Brief:
In the listing that follows, count each line containing the string "this" and report only the count.
-- BEGIN Data supplied --
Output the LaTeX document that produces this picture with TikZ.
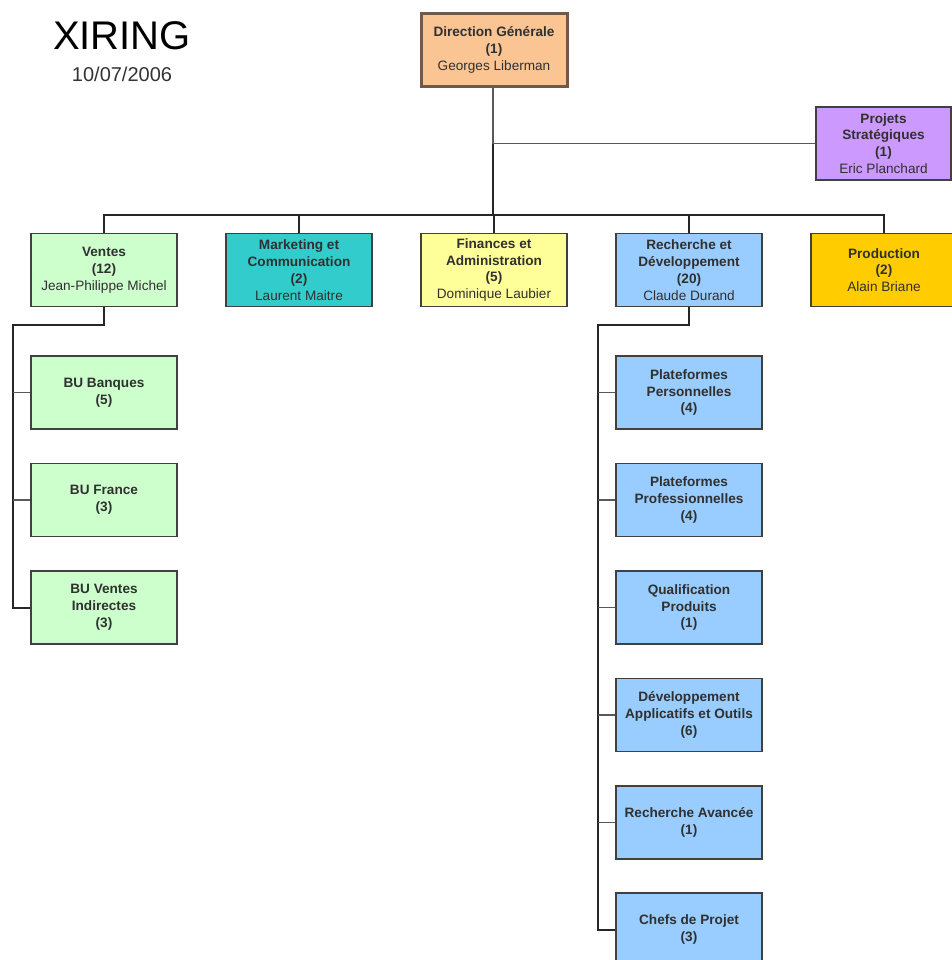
\documentclass[tikz,border=0pt]{standalone}
\usepackage{fontspec}
\setmainfont{Liberation Sans}
\usepackage{tikz}
\usetikzlibrary{positioning}

\definecolor{dgfill}{HTML}{FBC593}
\definecolor{dgline}{HTML}{735A48}
\definecolor{projfill}{HTML}{CC99FF}
\definecolor{ventfill}{HTML}{CCFFCC}
\definecolor{mktfill}{HTML}{33CCCC}
\definecolor{finfill}{HTML}{FFFF99}
\definecolor{rdfill}{HTML}{99CCFF}
\definecolor{prodfill}{HTML}{FFCC00}
\definecolor{boxline}{HTML}{404040}
\definecolor{boxtext}{HTML}{303030}

\tikzset{
	unit/.style={draw=boxline, line width=1.5pt, minimum width=146pt, minimum height=73pt,
		inner sep=0pt, align=center, text=boxtext, font=\fontsize{13.6}{16.8}\selectfont},
	link/.style={draw=black!85, line width=2pt},
	twig/.style={draw=black!65, line width=1.4pt}
}

\begin{document}
\begin{tikzpicture}[x=1pt,y=-1pt]
	%\draw[step=50pt,color=gray] (0,0) grid (951,960);
	\useasboundingbox (0,0) rectangle (951,960);
	\node[font=\fontsize{40}{44}\selectfont] (titre) at (122,36) {XIRING};
	\node[font=\fontsize{20}{22}\selectfont, text=black!80] (date) at (122,74) {10/07/2006};

	% direction
	\node[unit, fill=dgfill, draw=dgline, line width=3pt] (dg) at (494,50)
		{\textbf{Direction Générale}\\\textbf{(1)}\\Georges Liberman};
	\node[unit, fill=projfill, minimum width=135pt] (proj) at (883.5,143.5)
		{\textbf{Projets}\\\textbf{Stratégiques}\\\textbf{(1)}\\Eric Planchard};

	% second level
	\node[unit, fill=ventfill] (ventes) at (104,270) {\textbf{Ventes}\\\textbf{(12)}\\Jean-Philippe Michel};
	\node[unit, fill=mktfill] (mkt) at (299,270) {\textbf{Marketing et}\\\textbf{Communication}\\\textbf{(2)}\\Laurent Maitre};
	\node[unit, fill=finfill] (fin) at (494,270) {\textbf{Finances et}\\\textbf{Administration}\\\textbf{(5)}\\Dominique Laubier};
	\node[unit, fill=rdfill] (rd) at (689,270) {\textbf{Recherche et}\\\textbf{Développement}\\\textbf{(20)}\\Claude Durand};
	\node[unit, fill=prodfill] (prod) at (884,270) {\textbf{Production}\\\textbf{(2)}\\Alain Briane};

	% ventes
	\node[unit, fill=ventfill] (bu1) at (104,392.5) {\textbf{BU Banques}\\\textbf{(5)}};
	\node[unit, fill=ventfill] (bu2) at (104,500) {\textbf{BU France}\\\textbf{(3)}};
	\node[unit, fill=ventfill] (bu3) at (104,607.5) {\textbf{BU Ventes}\\\textbf{Indirectes}\\\textbf{(3)}};

	% recherche
	\node[unit, fill=rdfill] (rd1) at (689,392.5) {\textbf{Plateformes}\\\textbf{Personnelles}\\\textbf{(4)}};
	\node[unit, fill=rdfill] (rd2) at (689,500) {\textbf{Plateformes}\\\textbf{Professionnelles}\\\textbf{(4)}};
	\node[unit, fill=rdfill] (rd3) at (689,607.5) {\textbf{Qualification}\\\textbf{Produits}\\\textbf{(1)}};
	\node[unit, fill=rdfill] (rd4) at (689,715) {\textbf{Développement}\\\textbf{Applicatifs et Outils}\\\textbf{(6)}};
	\node[unit, fill=rdfill] (rd5) at (689,822.5) {\textbf{Recherche Avancée}\\\textbf{(1)}};
	\node[unit, fill=rdfill] (rd6) at (689,929.5) {\textbf{Chefs de Projet}\\\textbf{(3)}};

	\coordinate (bus) at (493,215);
	\coordinate (vspine) at (13,325);
	\coordinate (rspine) at (598,325);

	\draw[link] (dg.south -| bus) -- (bus);
	\draw[twig] (dg.south -| bus) |- (proj.west);
	\foreach \u in {ventes,mkt,fin,rd,prod}
		\draw[link] (\u.north) |- (bus);

	\draw[link] (ventes.south) |- (vspine) |- (bu3.west);
	\foreach \u in {bu1,bu2}
		\draw[twig] (vspine |- \u.west) -- (\u.west);

	\draw[link] (rd.south) |- (rspine) |- (rd6.west);
	\foreach \u in {rd1,rd2,rd3,rd4,rd5}
		\draw[twig] (rspine |- \u.west) -- (\u.west);
\end{tikzpicture}
\end{document}
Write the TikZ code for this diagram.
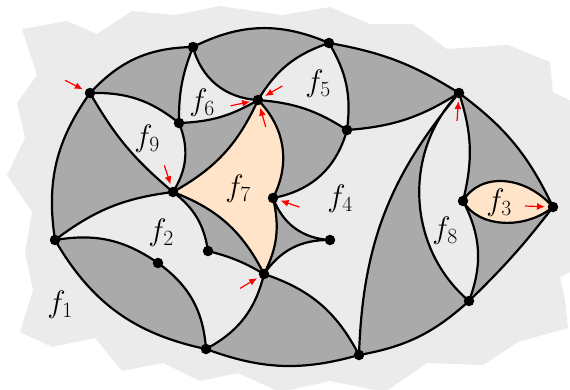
-- END Data supplied --
Response:
2